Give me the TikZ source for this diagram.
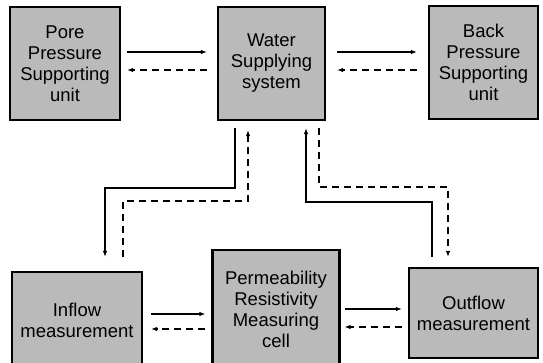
\documentclass[tikz,border=0pt]{standalone}
\usepackage{fontspec}
\setmainfont{Liberation Sans}
\usetikzlibrary{arrows.meta}
\begin{document}
\begin{tikzpicture}[x=1pt,y=-1pt,
  unitbox/.style={draw=black,line width=2.2pt,fill=black!27,inner sep=0pt,
    align=center,font=\fontsize{18.5}{21}\selectfont},
  sarr/.style={line width=1.6pt,-{Latex[length=6pt,width=4.5pt]}},
  darr/.style={line width=1.6pt,dash pattern=on 7pt off 5pt,-{Latex[length=6pt,width=4.5pt]}},
  sline/.style={line width=1.6pt},
  dline/.style={line width=1.6pt,dash pattern=on 7pt off 5pt}]
\useasboundingbox (0,0) rectangle (543,362);
% boxes
\node[unitbox,minimum width=110pt,minimum height=113pt] (pore) at (65,63.5) {Pore\\Pressure\\Supporting\\unit};
\node[unitbox,minimum width=107pt,minimum height=113pt] (water) at (271.5,63.5) {Water\\Supplying\\system};
\node[unitbox,minimum width=109pt,minimum height=113pt] (back) at (483.5,62.5) {Back\\Pressure\\Supporting\\unit};
\node[unitbox,minimum width=130pt,minimum height=96pt] (inflow) at (77,320) {Inflow\\measurement};
\node[unitbox,minimum width=127pt,minimum height=118pt] (perm) at (276,309) {Permeability\\Resistivity\\Measuring\\cell};
\node[unitbox,minimum width=129pt,minimum height=90pt] (outflow) at (473.5,313) {Outflow\\measurement};
% top horizontal connectors
\draw[sarr,shorten <=6pt,shorten >=10pt] (pore.east |- 0,52) -- (water.west |- 0,52);
\draw[darr,shorten <=10pt,shorten >=6pt] (water.west |- 0,70) -- (pore.east |- 0,70);
\draw[sarr,shorten <=11pt,shorten >=11pt] (water.east |- 0,52) -- (back.west |- 0,52);
\draw[darr,shorten <=11pt,shorten >=11pt] (back.west |- 0,70) -- (water.east |- 0,70);
% bottom horizontal connectors
\draw[sarr,shorten <=8pt,shorten >=6pt] (inflow.east |- 0,314) -- (perm.west |- 0,314);
\draw[darr,shorten <=6pt,shorten >=8pt] (perm.west |- 0,329) -- (inflow.east |- 0,329);
\draw[sarr,shorten <=4pt,shorten >=6pt] (perm.east |- 0,309) -- (outflow.west |- 0,309);
\draw[darr,shorten <=6pt,shorten >=4pt] (outflow.west |- 0,327) -- (perm.east |- 0,327);
% vertical connectors, left
\draw[sarr,shorten <=7pt,shorten >=14pt] (water.south -| 235,0) |- (105,188) -- (inflow.north -| 105,0);
\draw[darr,shorten <=14pt,shorten >=9pt] (inflow.north -| 123,0) |- (248,201) -- (water.south -| 248,0);
% vertical connectors, right
\draw[sarr,shorten <=10pt,shorten >=7pt] (outflow.north -| 432,0) |- (306,202) -- (water.south -| 306,0);
\draw[darr,shorten <=7pt,shorten >=10pt] (water.south -| 319,0) |- (448,187) -- (outflow.north -| 448,0);
\end{tikzpicture}
\end{document}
|---|
- _WRITTEN TASK_
Repeat the material above in full and exactly, omitting the pictures.

- _RESULT BELOW_
Give me the TikZ source for this diagram.
\documentclass[tikz,border=0pt]{standalone}
\usepackage{fontspec}
\setmainfont{Liberation Sans}
\usetikzlibrary{arrows.meta}
\begin{document}
\begin{tikzpicture}[x=1pt,y=-1pt,
  unitbox/.style={draw=black,line width=2.2pt,fill=black!27,inner sep=0pt,
    align=center,font=\fontsize{18.5}{21}\selectfont},
  sarr/.style={line width=1.6pt,-{Latex[length=6pt,width=4.5pt]}},
  darr/.style={line width=1.6pt,dash pattern=on 7pt off 5pt,-{Latex[length=6pt,width=4.5pt]}},
  sline/.style={line width=1.6pt},
  dline/.style={line width=1.6pt,dash pattern=on 7pt off 5pt}]
\useasboundingbox (0,0) rectangle (543,362);
% boxes
\node[unitbox,minimum width=110pt,minimum height=113pt] (pore) at (65,63.5) {Pore\\Pressure\\Supporting\\unit};
\node[unitbox,minimum width=107pt,minimum height=113pt] (water) at (271.5,63.5) {Water\\Supplying\\system};
\node[unitbox,minimum width=109pt,minimum height=113pt] (back) at (483.5,62.5) {Back\\Pressure\\Supporting\\unit};
\node[unitbox,minimum width=130pt,minimum height=96pt] (inflow) at (77,320) {Inflow\\measurement};
\node[unitbox,minimum width=127pt,minimum height=118pt] (perm) at (276,309) {Permeability\\Resistivity\\Measuring\\cell};
\node[unitbox,minimum width=129pt,minimum height=90pt] (outflow) at (473.5,313) {Outflow\\measurement};
% top horizontal connectors
\draw[sarr,shorten <=6pt,shorten >=10pt] (pore.east |- 0,52) -- (water.west |- 0,52);
\draw[darr,shorten <=10pt,shorten >=6pt] (water.west |- 0,70) -- (pore.east |- 0,70);
\draw[sarr,shorten <=11pt,shorten >=11pt] (water.east |- 0,52) -- (back.west |- 0,52);
\draw[darr,shorten <=11pt,shorten >=11pt] (back.west |- 0,70) -- (water.east |- 0,70);
% bottom horizontal connectors
\draw[sarr,shorten <=8pt,shorten >=6pt] (inflow.east |- 0,314) -- (perm.west |- 0,314);
\draw[darr,shorten <=6pt,shorten >=8pt] (perm.west |- 0,329) -- (inflow.east |- 0,329);
\draw[sarr,shorten <=4pt,shorten >=6pt] (perm.east |- 0,309) -- (outflow.west |- 0,309);
\draw[darr,shorten <=6pt,shorten >=4pt] (outflow.west |- 0,327) -- (perm.east |- 0,327);
% vertical connectors, left
\draw[sarr,shorten <=7pt,shorten >=14pt] (water.south -| 235,0) |- (105,188) -- (inflow.north -| 105,0);
\draw[darr,shorten <=14pt,shorten >=9pt] (inflow.north -| 123,0) |- (248,201) -- (water.south -| 248,0);
% vertical connectors, right
\draw[sarr,shorten <=10pt,shorten >=7pt] (outflow.north -| 432,0) |- (306,202) -- (water.south -| 306,0);
\draw[darr,shorten <=7pt,shorten >=10pt] (water.south -| 319,0) |- (448,187) -- (outflow.north -| 448,0);
\end{tikzpicture}
\end{document}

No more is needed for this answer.